I suppose that when you were formalizing the problem, you were just putting sorry
s there but I am not sure if such approach is compatible with high level tools.
Joseph Myers (Nov 27 2022 at 01:47):
Yes, I put sorry
for many of those nondegeneracy conditions while formalizing the problem. Then filled in most of the sorry
s. Then it took most of a day to eliminate the last one (B₂_ne_A₂
- what's in the file for the IMO problem is short, but it depends on a load of other API of which #17657, #17659, #17660 and #17685 are some of the dependencies developed for that lemma - note that one in some sense genuinely uses betweenness, when the others are more like "follow the consequences of the degenerate configuration and quickly get something absurd").

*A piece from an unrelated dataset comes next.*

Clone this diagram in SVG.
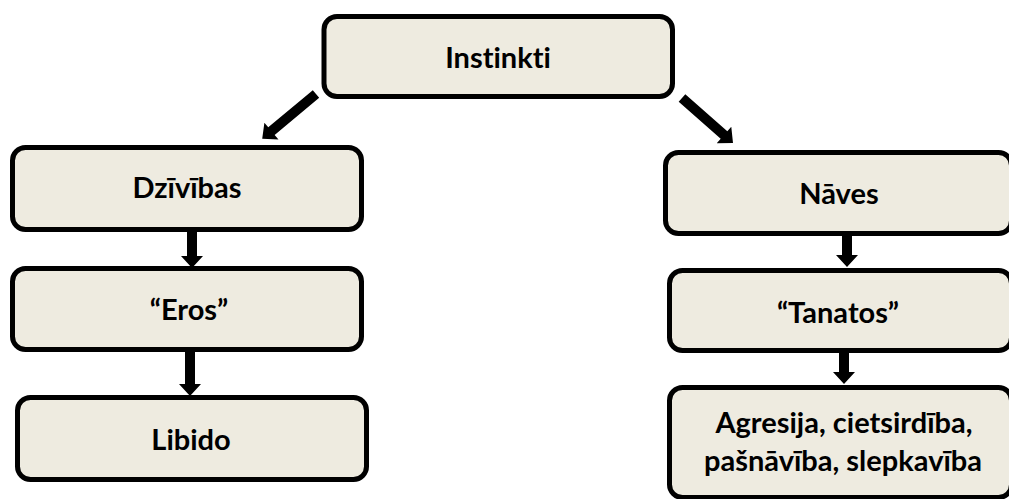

Postponing side goals seems reasonable for automation, though it would also be interesting if it could dispose of some of the easier cases itself. I don't know if there are sub-cases with known algorithms for automation that are efficient enough to use in practice (for example, whether there's some algorithm to deal with problems involving betweenness and nothing else).
Joseph Myers (Dec 21 2022 at 13:12):
I've now filed #17993 (depends on #17992, all other dependencies are now in mathlib) with my IMO 2019 Q2 formalization.
Kevin Buzzard (Dec 21 2022 at 14:02):
soln.png
This is the solution Joseph formalised. It would be great to see this in the goal view!